As they idled at a traffic light, Whitey turned to Wallace and Wallace found himself staring into the cold, blue eyes he had heard others talk about all those years. “Brian,” Whitey said, “I’ve killed twenty-six people in my life. Killing you would be easy.”

They talked for a half hour, as Whitey continued to snake his car around Southie. Wallace said little, but piped up when Whitey accused him of backing Kevin White. “I’d never be with White,” Wallace said. “I’d never be with anybody who supports busing.”

Whitey smiled and the menace was suddenly gone, evaporated. They started talking about mutual acquaintances, Southie stories and characters. It was like flipping a light switch. The intimidating face was now beaming. The ominous voice was pitched higher, almost a lilt. When Whitey dropped him off at his house, Wallace felt dizzy. The conversation had begun with Whitey saying he had spent the previous night picking a spot to shoot him. It ended with a handshake, with Whitey as friendly as could be. All in the course of an hour.

Wallace spent the next few weeks exhorting Flynn loyalists to tone down the rhetoric. And in the end, neither Bill Bulger nor Ray Flynn challenged Kevin White.

Sometime after his long drive and talk with Whitey, Brian Wallace met some friends at Triple O’s and a waitress came over and handed him a beer.

“What’s this?” he said. “I didn’t order this.”

“It’s on him,” the waitress said, using a thumb to indicate Whitey, who was standing at the back of the bar, his back to the wall.

“I really don’t want it,” Wallace said.

The waitress stared at Wallace, then tossed her hair and said, as she turned on her heel, “Then you go fuckin’ tell him.”

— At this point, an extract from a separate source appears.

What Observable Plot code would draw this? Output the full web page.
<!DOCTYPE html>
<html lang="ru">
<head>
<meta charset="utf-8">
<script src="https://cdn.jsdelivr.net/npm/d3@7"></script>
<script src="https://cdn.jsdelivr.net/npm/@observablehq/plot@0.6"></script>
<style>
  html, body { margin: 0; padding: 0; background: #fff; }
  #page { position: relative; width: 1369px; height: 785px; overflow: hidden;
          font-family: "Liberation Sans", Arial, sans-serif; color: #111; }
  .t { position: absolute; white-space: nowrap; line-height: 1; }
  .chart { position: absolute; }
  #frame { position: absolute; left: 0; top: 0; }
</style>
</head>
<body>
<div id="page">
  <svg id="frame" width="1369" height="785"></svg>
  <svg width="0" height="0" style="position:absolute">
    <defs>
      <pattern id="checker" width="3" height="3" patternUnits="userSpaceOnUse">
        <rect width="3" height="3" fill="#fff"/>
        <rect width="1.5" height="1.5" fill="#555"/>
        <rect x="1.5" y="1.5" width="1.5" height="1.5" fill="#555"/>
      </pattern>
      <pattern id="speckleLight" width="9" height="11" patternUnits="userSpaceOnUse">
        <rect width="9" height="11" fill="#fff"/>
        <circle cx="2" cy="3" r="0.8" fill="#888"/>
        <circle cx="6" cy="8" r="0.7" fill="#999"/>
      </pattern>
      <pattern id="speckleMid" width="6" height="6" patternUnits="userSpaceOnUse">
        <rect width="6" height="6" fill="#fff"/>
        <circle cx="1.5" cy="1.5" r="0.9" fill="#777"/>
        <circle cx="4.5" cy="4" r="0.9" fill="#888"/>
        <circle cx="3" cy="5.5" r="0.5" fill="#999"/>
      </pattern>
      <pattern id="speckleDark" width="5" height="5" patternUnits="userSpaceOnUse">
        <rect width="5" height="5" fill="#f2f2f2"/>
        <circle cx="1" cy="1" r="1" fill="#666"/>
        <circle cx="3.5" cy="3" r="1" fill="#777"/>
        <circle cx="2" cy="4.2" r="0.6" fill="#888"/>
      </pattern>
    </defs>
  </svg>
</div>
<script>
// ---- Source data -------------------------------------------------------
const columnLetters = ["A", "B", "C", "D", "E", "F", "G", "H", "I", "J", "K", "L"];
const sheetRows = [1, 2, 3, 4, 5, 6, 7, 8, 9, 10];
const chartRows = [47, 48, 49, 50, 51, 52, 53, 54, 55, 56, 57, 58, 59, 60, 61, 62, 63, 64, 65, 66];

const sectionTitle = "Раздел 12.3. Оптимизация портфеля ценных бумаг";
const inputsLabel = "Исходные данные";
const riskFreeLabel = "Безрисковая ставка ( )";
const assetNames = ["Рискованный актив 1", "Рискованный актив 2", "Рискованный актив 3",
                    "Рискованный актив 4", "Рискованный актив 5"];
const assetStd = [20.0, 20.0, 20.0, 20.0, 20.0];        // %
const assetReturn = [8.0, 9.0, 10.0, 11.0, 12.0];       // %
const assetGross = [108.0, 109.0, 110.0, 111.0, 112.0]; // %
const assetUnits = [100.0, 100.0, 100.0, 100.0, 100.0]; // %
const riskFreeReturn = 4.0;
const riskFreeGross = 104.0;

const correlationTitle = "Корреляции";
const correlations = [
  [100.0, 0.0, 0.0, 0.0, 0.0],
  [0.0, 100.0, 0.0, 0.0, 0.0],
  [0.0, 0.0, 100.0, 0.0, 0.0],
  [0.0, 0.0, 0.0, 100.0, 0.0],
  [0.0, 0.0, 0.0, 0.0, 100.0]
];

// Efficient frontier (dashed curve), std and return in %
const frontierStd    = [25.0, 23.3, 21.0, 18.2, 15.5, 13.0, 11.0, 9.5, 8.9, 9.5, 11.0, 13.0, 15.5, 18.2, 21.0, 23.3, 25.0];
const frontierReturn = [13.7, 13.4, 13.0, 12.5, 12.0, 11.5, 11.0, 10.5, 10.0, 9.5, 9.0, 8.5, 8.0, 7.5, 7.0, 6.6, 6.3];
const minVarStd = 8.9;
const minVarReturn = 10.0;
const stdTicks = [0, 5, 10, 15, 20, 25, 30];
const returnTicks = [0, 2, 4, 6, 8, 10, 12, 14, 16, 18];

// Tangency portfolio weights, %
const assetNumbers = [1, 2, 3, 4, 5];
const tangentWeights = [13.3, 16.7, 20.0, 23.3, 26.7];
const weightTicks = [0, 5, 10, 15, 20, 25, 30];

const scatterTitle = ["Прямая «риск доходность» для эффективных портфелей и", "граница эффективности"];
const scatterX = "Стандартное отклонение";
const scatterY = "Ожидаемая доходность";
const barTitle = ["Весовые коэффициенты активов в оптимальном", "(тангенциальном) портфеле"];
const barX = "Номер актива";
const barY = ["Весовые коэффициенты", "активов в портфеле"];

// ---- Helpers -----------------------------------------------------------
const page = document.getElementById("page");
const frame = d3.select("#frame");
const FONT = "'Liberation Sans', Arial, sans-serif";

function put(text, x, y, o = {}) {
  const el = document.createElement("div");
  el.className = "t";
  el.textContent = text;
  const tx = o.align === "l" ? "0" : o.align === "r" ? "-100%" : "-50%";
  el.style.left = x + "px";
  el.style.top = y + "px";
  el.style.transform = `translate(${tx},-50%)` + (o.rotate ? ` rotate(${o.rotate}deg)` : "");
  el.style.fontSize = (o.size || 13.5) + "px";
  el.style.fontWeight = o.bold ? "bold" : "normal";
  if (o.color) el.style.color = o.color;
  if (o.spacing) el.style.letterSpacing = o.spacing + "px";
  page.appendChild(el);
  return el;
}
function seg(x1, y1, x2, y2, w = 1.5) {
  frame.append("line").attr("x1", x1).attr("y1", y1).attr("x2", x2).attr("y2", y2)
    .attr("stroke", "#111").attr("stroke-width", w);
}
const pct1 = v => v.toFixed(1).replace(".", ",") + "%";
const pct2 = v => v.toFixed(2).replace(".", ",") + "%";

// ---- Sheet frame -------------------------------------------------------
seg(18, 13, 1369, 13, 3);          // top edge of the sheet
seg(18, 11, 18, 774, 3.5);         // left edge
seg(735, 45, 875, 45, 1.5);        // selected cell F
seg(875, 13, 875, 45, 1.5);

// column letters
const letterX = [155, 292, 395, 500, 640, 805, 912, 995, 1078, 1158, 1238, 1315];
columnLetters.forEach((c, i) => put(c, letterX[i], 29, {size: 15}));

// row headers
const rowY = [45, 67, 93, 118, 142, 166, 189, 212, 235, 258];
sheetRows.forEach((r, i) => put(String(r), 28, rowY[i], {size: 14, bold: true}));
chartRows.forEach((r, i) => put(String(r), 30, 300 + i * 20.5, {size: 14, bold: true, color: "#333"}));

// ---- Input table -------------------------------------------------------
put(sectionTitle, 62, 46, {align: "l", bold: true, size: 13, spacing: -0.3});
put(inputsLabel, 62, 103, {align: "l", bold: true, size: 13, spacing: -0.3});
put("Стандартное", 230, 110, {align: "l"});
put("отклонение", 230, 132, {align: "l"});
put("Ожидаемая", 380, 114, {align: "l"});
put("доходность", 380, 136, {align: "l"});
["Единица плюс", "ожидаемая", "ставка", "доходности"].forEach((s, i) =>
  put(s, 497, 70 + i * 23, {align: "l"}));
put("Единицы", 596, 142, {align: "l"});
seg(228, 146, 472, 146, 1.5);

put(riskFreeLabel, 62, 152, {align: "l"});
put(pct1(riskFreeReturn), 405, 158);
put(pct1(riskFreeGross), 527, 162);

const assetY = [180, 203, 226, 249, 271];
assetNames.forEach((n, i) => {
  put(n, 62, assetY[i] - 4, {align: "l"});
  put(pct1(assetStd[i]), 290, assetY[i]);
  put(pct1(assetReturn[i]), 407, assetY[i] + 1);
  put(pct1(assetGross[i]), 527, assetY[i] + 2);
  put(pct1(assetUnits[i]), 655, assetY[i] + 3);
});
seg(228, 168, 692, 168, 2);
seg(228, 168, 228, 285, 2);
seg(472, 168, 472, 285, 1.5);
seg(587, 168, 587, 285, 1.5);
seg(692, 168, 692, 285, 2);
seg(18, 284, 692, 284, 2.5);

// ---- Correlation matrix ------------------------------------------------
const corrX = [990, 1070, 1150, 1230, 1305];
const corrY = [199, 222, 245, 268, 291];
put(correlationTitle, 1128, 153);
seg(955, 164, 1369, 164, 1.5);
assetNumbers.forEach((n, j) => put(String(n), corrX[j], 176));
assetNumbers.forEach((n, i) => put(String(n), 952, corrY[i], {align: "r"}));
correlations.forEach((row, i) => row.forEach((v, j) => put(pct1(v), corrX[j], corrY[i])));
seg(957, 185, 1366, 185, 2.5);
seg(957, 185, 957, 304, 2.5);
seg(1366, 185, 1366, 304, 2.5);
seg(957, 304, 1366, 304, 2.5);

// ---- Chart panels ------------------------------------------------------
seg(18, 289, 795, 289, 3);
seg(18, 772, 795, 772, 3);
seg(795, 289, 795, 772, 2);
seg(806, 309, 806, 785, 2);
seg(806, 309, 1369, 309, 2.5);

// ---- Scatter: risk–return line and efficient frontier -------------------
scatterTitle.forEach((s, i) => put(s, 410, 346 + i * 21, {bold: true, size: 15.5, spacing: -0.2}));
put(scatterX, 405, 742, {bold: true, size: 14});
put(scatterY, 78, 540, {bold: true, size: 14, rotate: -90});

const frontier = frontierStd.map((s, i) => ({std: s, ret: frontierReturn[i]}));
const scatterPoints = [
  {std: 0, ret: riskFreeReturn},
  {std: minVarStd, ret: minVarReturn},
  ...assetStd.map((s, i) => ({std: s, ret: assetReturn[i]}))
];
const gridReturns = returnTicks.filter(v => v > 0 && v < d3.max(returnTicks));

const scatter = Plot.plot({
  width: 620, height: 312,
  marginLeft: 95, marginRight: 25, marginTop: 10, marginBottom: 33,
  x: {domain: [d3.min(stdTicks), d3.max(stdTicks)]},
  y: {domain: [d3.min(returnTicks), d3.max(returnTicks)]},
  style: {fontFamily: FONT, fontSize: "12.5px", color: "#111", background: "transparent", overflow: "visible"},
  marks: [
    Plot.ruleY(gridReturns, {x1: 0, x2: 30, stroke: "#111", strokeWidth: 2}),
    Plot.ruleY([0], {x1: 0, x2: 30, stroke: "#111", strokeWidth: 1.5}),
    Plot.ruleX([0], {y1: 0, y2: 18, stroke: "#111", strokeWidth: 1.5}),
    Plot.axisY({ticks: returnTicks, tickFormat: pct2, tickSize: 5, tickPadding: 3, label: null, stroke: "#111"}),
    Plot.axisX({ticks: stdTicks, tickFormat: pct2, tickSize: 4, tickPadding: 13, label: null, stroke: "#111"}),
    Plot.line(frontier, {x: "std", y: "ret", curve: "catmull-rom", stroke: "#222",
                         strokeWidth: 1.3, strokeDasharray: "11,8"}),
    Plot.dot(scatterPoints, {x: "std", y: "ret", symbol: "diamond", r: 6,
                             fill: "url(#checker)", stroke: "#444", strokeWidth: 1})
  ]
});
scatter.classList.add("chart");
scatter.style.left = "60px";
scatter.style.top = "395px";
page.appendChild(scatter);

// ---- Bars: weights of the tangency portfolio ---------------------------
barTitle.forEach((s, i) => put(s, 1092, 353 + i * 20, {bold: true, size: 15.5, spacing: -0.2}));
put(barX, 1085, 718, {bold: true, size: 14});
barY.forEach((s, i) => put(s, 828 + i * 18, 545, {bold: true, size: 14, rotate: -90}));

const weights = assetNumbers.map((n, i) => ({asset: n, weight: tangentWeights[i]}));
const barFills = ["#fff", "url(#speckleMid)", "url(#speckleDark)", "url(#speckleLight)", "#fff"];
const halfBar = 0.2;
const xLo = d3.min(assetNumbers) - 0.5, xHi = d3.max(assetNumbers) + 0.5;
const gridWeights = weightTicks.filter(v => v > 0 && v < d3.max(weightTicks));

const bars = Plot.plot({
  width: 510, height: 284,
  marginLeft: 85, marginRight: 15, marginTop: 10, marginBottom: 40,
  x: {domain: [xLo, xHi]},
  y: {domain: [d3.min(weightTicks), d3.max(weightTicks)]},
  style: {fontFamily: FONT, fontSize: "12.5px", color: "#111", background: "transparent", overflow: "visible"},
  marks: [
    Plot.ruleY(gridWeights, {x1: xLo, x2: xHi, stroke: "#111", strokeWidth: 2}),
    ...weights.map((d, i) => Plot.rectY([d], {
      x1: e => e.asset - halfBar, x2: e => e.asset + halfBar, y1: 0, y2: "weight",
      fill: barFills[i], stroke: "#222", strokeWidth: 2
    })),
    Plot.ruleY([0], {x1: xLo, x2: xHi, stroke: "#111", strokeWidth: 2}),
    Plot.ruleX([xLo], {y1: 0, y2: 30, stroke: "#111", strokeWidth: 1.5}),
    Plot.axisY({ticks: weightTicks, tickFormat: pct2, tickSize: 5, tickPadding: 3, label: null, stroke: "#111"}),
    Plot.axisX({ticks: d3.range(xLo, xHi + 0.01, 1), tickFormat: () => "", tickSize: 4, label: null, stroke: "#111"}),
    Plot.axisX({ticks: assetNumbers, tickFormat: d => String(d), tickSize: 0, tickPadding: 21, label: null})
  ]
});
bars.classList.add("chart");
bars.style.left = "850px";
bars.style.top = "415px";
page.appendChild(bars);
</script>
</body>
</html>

Wallace thought about it for a few moments. Then he grabbed the beer and held it aloft toward Whitey in a show of appreciation. Whitey didn’t even look over.
39

The Bulger brothers defended their town
the way they knew best: Bill with eloquence, Whitey with menace. But the fallout from the busing controversy had deep implications for both of them. After the schools were desegregated, so were the housing projects in the late 1980s, including the one where Whitey had grown up and lived occasionally with his mother until she died in 1980. Whitey’s power was based in part on the perception of his ruthlessness; that he controlled the whole neighborhood as an unseen but all-seeing force. It was a perception that didn’t resonate with outsiders who moved in from neighborhoods in which the name Whitey Bulger meant nothing. As South Boston became less racially homogeneous and more economically diverse, Whitey Bulger’s reputation and power ebbed.

Busing changed the town in other ways, too. Many of the natives who moved to the suburbs to escape busing were replaced by younger, more affluent outsiders. Three-deckers that had been rented for generations were sold, floor by floor, as condominiums. The seedy bars that had served generations of longshoremen and factory workers were replaced by gleaming pubs with polished wood and French doors. Whitey’s gambling business suffered, especially as the legal, state-run lottery grew. The 1980s saw him turn to other ways to make money. Extorting the growing number of drug dealers in Southie became his most lucrative business.

The busing crisis affected Billy’s prospects to an even greater extent. His impassioned defense of his neighborhood made him more popular than ever in South Boston. But if he was the political pope of Southie, his defiant stance against busing carried with it a perception of intolerance that made him unelectable outside of his own district. His stance, however, did not affect his popularity with peers in the state senate. He became the body’s president in 1978 and held the position for eighteen years, longer than anyone in state history. But his opposition to busing had defined him to an outside world, and his ambitions were permanently circumscribed.